Berichte

Verwässerung der ohnehin wenigen Schutzeinrichtungen

Die finanzielle Haftung eines Staates in Europa für einen anderen Staat ist durch die No-Bailout-Klausel in den Verträgen schlicht und ergreifend verboten. Verboten heißt, dass es nicht erlaubt ist. Man darf es also nicht. Diese Feststellung kann man nicht oft genug wiederholen, denn es gibt Menschen, die große Probleme haben, dies zu verstehen. Natürlich muss man sich nicht unbedingt an jedes Verbot halten, aber wenn ein solches Verbot dem Schutz von vielen Millionen Menschen dient, dann sollte man schon in Erwägung ziehen das Verbot zu beachten.
Unglücklicherweise befinden wir uns in einem Dilemma, was die Sache etwas komplizierter macht. Wenn man sich an die Regeln hält, bricht das System zusammen, was zu der Vermutung verleiten mag, dass es möglicherweise doch besser ist, sich nicht an die Regeln zu halten. Ignoriert man aber die Regeln, wird das System ebenfalls zusammenbrechen, wenn auch etwas später. Und dann wird es für die Menschen in Europa besonders schlimm. Wir haben zunächst einmal also nur die Wahl zwischen dem kleineren Übel jetzt und dem größeren Übel in Zukunft. Mit dem Bruch der No-Bailout-Klausel wurde die Entscheidung zugunsten des größeren Übels in der Zukunft gefällt.
Die Währung stand mittlerweile mehrfach vor einem Zusammenbruch (welch eine Überraschung) und die unvorstellbaren Glücksspiel-Gewinne von Banken und Investoren waren akut gefährdet. Die Notlösung war es, die No-Bailout-Klausel zu ignorieren und diverse Mechanismen zu implementieren, die es ermöglichen, notleidende Länder finanziell zu unterstützen. Dadurch konnte man sich Zeit erkaufen, wenn auch zu einem hohen Preis. Gerechtfertigt wurde dieser Schritt mit der suspekten Begründung, dass solche Unterstützungen nicht schlimm seien, denn schließlich gibt es Schutz-Regeln, die bei Inanspruchnahme einer Finanzhilfe vom jeweiligen Land eingehalten werden müssen. Das sind beispielsweise restriktive Sparauflagen und so weiter. Diese Regeln sorgen dafür, dass alles Gut gehen wird.

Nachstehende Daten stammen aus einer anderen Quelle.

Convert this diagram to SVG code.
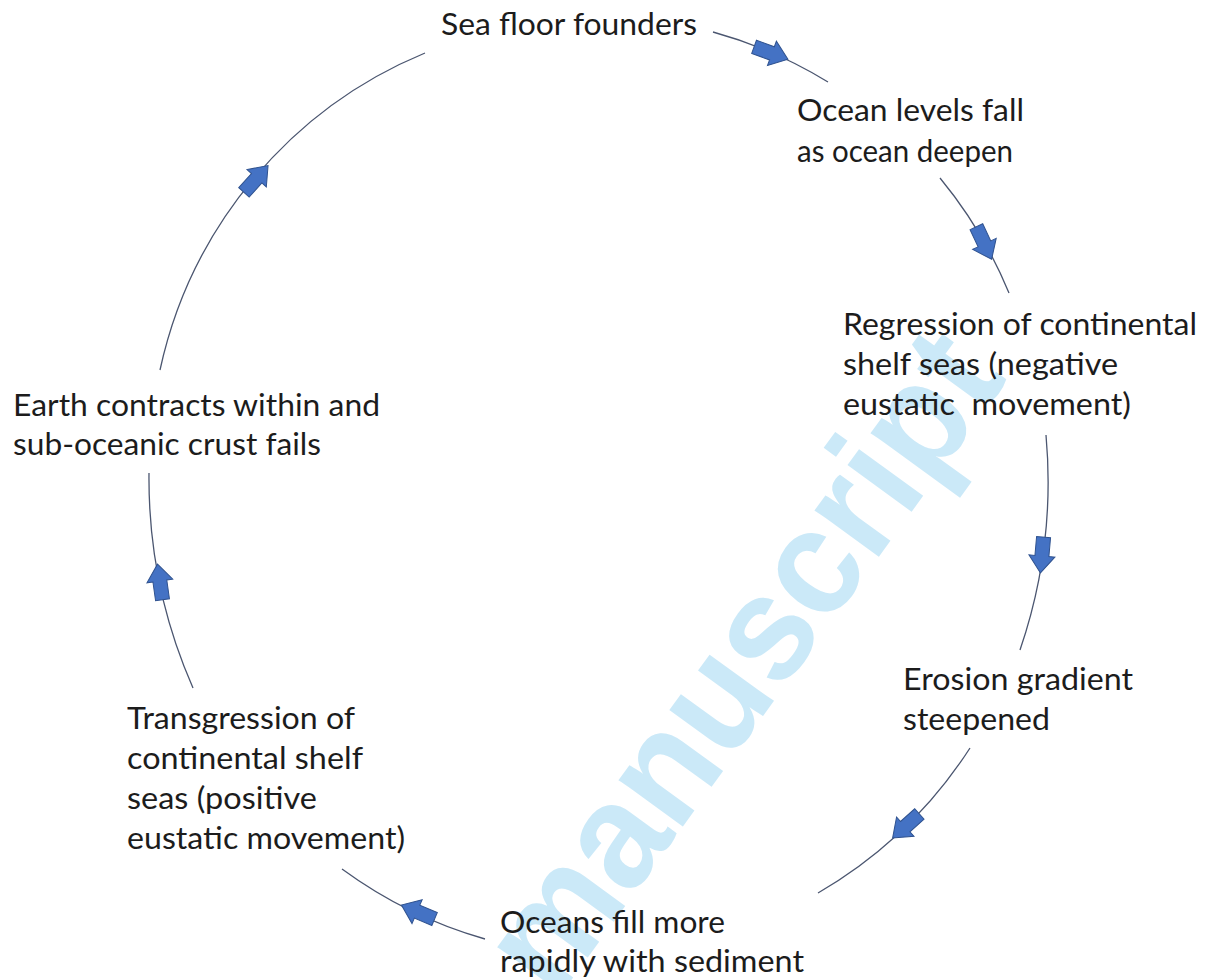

Doch wie zuverlässig können die geltenden Schutz-Regeln sein, mit denen die Menschen beruhigt wurden, wenn die Hilfe an sich schon auf einer gebrochenen Regel basiert? Natürlich sind sie überhaupt nicht zuverlässig, genausowenig, wie es die No-Bailout-Klausel war. Denn die Zukunft kam schneller, als man dachte und das größere Übel klopfte an die Tür. Um sich noch ein bisschen Zeit zu erkaufen, wurden die wenigen Schutz-Regeln, die noch ein Mindestmaß an Einhalt geboten jetzt auch gebrochen, so dass die Banken mittlerweile direkt auf die Finanzhilfen zugreifen können, ohne nennenswerten Umweg über einen Staat. Bedingungen und Einschränkungen gibt es praktisch keine mehr. Die Banken bekommen von den Banken Geld und die Steuerzahler müssen dafür arbeiten gehen, sofern ihnen das noch möglich ist, denn schließlich werden immer mehr Arbeiten von Robotern übernommen.
Was wir sehen, ist der verzweifelte Kampf, das Unumgängliche aufzuhalten. Die Währung kollabiert und die Politiker befinden sich in einer Zwickmühle: halten sie sich an die Regeln, bricht das System ganz schnell zusammen, denn so entspricht es der Natur dieses Finanzsystems. Halten sie sich nicht an die Regeln, kann das System noch eine Weile existieren und bricht dann um so heftiger zusammen.
Den Weg, die Schutzmechanismen zu achten und die Zeit, die wir hatten, zu nutzen, um ein stabiles Geldsystem zu etablieren (was gewiss möglich gewesen wäre), ist für die Politik leider keine Option. Sie werden dieses System so lange betreiben, wie es ihnen irgendwie möglich ist – zu Not auch unter Missachtung sämtlicher Regeln und Vorschriften. Gleichzeitig werden die Politiker aber nicht müde zu betonen, dass es viele Regeln und Vorschriften gibt, die einen geordneten Ablauf garantieren (sollen), um die Menschen in eine trügerische Sicherheit zu wiegen.